Source records:
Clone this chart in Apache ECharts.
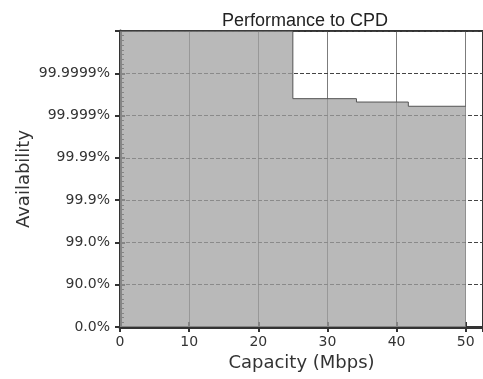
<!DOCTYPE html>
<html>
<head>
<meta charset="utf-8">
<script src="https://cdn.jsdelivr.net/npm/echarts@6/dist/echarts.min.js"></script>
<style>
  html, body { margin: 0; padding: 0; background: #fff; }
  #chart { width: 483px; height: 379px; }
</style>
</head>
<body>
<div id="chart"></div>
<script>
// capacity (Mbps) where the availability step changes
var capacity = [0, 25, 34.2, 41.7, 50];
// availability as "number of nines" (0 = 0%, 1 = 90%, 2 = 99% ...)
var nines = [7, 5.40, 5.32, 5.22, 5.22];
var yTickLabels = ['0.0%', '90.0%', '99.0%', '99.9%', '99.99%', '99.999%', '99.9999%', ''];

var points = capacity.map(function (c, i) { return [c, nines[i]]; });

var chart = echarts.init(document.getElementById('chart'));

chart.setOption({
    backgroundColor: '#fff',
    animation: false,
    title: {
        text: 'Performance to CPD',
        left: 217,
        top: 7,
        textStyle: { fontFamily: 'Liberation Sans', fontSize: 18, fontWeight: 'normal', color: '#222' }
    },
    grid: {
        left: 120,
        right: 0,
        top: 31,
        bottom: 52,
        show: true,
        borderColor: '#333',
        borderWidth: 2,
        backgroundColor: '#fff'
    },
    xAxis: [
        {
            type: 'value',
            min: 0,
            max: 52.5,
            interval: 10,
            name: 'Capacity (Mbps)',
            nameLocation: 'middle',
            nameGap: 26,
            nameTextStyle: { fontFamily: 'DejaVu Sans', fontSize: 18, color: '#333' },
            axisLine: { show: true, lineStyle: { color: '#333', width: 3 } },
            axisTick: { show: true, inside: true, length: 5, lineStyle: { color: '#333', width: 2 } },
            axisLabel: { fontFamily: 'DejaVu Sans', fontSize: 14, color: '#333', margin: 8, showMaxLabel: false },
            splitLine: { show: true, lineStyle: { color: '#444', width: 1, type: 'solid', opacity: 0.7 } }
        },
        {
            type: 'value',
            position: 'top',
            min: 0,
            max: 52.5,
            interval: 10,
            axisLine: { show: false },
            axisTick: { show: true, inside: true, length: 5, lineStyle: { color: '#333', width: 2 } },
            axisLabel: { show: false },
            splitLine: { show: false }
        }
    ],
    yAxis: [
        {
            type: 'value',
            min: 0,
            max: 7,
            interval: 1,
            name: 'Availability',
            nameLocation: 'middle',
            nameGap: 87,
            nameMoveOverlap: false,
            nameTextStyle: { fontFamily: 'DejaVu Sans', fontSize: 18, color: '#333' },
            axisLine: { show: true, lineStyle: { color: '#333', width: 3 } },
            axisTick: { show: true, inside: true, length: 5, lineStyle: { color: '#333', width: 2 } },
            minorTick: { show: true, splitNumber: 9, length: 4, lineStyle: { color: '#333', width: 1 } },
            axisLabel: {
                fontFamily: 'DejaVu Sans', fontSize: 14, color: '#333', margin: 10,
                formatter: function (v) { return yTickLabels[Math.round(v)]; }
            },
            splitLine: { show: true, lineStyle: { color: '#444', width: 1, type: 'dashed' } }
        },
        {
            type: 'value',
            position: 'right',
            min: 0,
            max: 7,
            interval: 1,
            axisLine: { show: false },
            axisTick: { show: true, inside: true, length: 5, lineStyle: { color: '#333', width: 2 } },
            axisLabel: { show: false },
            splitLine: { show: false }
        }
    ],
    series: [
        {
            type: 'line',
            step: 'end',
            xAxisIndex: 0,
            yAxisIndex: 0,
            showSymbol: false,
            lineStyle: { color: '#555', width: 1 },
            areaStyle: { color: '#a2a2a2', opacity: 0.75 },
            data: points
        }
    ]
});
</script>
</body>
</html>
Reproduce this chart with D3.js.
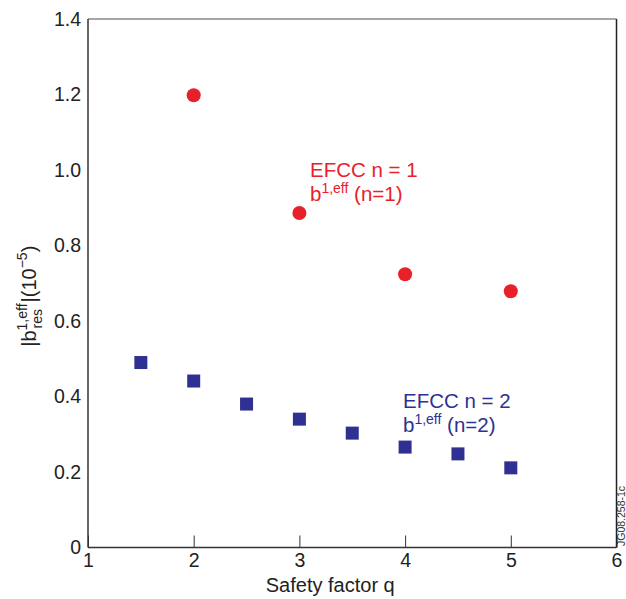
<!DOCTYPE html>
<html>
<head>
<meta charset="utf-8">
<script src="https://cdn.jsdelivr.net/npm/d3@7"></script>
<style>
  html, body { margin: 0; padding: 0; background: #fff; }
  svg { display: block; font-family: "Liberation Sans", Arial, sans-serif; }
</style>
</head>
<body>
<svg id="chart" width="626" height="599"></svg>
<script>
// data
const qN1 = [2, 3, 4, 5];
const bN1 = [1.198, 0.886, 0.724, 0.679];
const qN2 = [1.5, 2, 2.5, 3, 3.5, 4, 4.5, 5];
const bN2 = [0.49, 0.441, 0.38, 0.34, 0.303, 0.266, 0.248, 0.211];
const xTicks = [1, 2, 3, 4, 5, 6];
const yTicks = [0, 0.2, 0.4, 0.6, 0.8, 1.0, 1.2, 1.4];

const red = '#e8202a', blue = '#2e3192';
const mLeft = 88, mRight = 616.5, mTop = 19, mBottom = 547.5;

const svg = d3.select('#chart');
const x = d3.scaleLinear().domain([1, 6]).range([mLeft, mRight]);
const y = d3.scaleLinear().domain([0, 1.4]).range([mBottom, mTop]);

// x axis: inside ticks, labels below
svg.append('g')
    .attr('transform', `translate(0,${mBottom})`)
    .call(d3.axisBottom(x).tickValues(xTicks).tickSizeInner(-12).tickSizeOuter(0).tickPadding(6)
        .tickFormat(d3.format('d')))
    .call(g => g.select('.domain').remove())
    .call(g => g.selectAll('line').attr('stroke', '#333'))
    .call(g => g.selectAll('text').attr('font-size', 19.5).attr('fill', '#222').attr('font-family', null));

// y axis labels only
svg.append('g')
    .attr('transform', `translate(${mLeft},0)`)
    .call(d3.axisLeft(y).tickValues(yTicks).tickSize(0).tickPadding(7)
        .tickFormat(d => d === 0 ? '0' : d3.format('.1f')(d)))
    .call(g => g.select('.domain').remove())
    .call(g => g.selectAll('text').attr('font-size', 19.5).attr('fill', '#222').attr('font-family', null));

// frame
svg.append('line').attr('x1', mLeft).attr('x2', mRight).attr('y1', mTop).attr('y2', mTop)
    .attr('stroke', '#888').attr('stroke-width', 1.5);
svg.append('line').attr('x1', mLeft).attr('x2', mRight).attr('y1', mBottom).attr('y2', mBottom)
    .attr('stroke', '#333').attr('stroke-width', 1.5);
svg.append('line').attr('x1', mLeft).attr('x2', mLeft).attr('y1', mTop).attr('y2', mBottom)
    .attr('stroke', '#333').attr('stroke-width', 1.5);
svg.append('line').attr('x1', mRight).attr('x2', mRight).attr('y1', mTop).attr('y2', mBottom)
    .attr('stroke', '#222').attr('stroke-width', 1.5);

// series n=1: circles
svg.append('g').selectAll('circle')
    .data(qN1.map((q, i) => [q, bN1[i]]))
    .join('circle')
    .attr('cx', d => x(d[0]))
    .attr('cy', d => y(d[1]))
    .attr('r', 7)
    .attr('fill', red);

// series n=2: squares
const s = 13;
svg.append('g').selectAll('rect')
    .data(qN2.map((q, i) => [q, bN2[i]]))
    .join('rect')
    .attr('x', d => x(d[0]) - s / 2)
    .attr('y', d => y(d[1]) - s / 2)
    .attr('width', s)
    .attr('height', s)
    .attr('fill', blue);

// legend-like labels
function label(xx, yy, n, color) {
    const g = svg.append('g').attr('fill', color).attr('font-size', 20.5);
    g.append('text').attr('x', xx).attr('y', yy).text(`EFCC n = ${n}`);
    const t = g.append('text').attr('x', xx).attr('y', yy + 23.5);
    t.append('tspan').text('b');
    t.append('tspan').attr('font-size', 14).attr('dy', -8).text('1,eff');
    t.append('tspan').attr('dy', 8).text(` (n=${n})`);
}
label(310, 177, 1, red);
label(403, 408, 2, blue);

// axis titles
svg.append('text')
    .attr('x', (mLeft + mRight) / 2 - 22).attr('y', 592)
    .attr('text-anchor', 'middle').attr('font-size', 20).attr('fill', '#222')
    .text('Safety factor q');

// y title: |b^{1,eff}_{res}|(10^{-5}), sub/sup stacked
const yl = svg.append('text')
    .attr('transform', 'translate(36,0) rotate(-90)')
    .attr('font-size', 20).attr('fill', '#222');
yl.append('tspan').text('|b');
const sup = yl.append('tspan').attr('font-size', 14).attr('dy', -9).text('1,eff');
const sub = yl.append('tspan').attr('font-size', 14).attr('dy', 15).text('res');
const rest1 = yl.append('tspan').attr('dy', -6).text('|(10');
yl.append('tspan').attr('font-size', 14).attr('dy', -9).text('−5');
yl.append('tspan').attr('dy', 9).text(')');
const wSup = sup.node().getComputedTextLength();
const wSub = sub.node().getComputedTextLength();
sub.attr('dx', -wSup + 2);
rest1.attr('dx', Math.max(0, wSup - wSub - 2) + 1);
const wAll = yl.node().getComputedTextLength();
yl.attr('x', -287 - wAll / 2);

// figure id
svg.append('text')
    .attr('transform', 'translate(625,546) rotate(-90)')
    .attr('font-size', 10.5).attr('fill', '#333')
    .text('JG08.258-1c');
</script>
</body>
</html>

Objective:
Only the lines from the one with "Reproduce this chart with D3.js." through the one with "const yTicks = [0, 0.2, 0.4, 0.6, 0.8, 1.0, 1.2, 1.4];" belong in your copy; retype them exactly and drop any pictures.

Written solution:
Reproduce this chart with D3.js.
<!DOCTYPE html>
<html>
<head>
<meta charset="utf-8">
<script src="https://cdn.jsdelivr.net/npm/d3@7"></script>
<style>
  html, body { margin: 0; padding: 0; background: #fff; }
  svg { display: block; font-family: "Liberation Sans", Arial, sans-serif; }
</style>
</head>
<body>
<svg id="chart" width="626" height="599"></svg>
<script>
// data
const qN1 = [2, 3, 4, 5];
const bN1 = [1.198, 0.886, 0.724, 0.679];
const qN2 = [1.5, 2, 2.5, 3, 3.5, 4, 4.5, 5];
const bN2 = [0.49, 0.441, 0.38, 0.34, 0.303, 0.266, 0.248, 0.211];
const xTicks = [1, 2, 3, 4, 5, 6];
const yTicks = [0, 0.2, 0.4, 0.6, 0.8, 1.0, 1.2, 1.4];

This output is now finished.